M21st February. Historic Rally of the students of Dhaka University at 
Amtola just before Section 144 was violated.
Source: Prof. Rafiqul Islam.

  The students march towards the secretariat demanding Bangali to be 
State Language. Sheikh Mujib was arrested from the procession along 
with other student leaders: 11 March 1948

At the very same moment, the students remembered that the budget session of East Bengal was scheduled to start ataround 3.00 pm and decided to prevent the Ministers from reaching that building. For better communication and collaborative action, the students broke the wall between the Arts faculty and the Medical College Hospital so that there would be a larger area in which they can protest against the police. Thousands of students gathered at this moment and more armed police were brought to protect and make way for the Ministers but the situation only worsened. At this moment, a group of police hiding at one end of the street came out and without any prior notice under the command of Zilla Magistrate Koreyshi and opened fire. The police and parliamentary forces resorted to wide-spread tear gas shelling, clubbing and finally shooting. Consequently, several students were killed, hundreds were injured and thousands were arrested. A reign of terror was let loose by the government but the language movement did not stop. By noon, the number of arrested students increased so rapidly that Dhaka Central Jail’s capacity was filled fully and the remaining prisoners were taken by bus to a Jungle (Bhawal Jungle) and left there.

The news of student killings spread rapidly all over the country and a full strike started at 3 PM. In the evening, a curfew was announced and the military started patrolling. To give this Language Movement more efficient leadership the leadership of "All Party State Language Action Committee" was reformed and a whole day strike, Gayebana Zanaza (Prayer for the deportees) and procession was announced for February 22nd. On this day at Nababpur a High Court Staff and Shafiur rahman, Law student, Dhaka University were shot dead by the military. After this event and until February 27th, Dhaka’s government administration was ruled according to the decisions announced from Shahidullah Hall, D.U.
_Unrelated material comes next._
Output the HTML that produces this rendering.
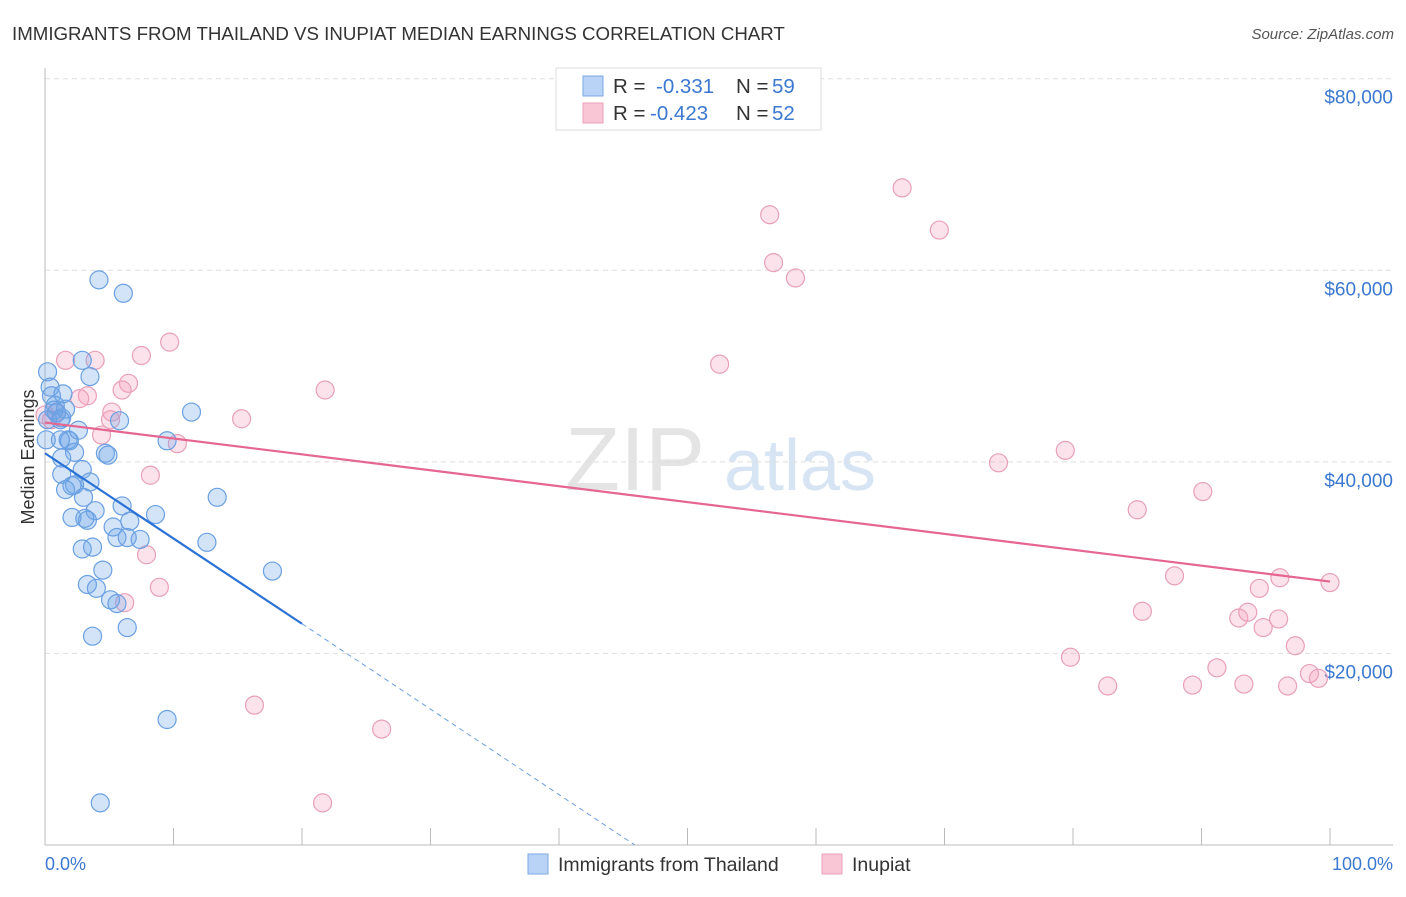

The language movement was initially led by the students. After the killings the political parties and the intellectual joined the movement. The Bengali language movement ultimately led to the fights for self rule and later resulted in the Liberation War in 1971. And Bangladesh was born, at the price of 3 millions lives in only 9 months.

 

# The above details are based on the reminiscence of Language Movement participants M. R. Akhtar Mukul and Gaziul Huq based on their articles in Weekly Bichitra and the daily the Bangladesh Observer.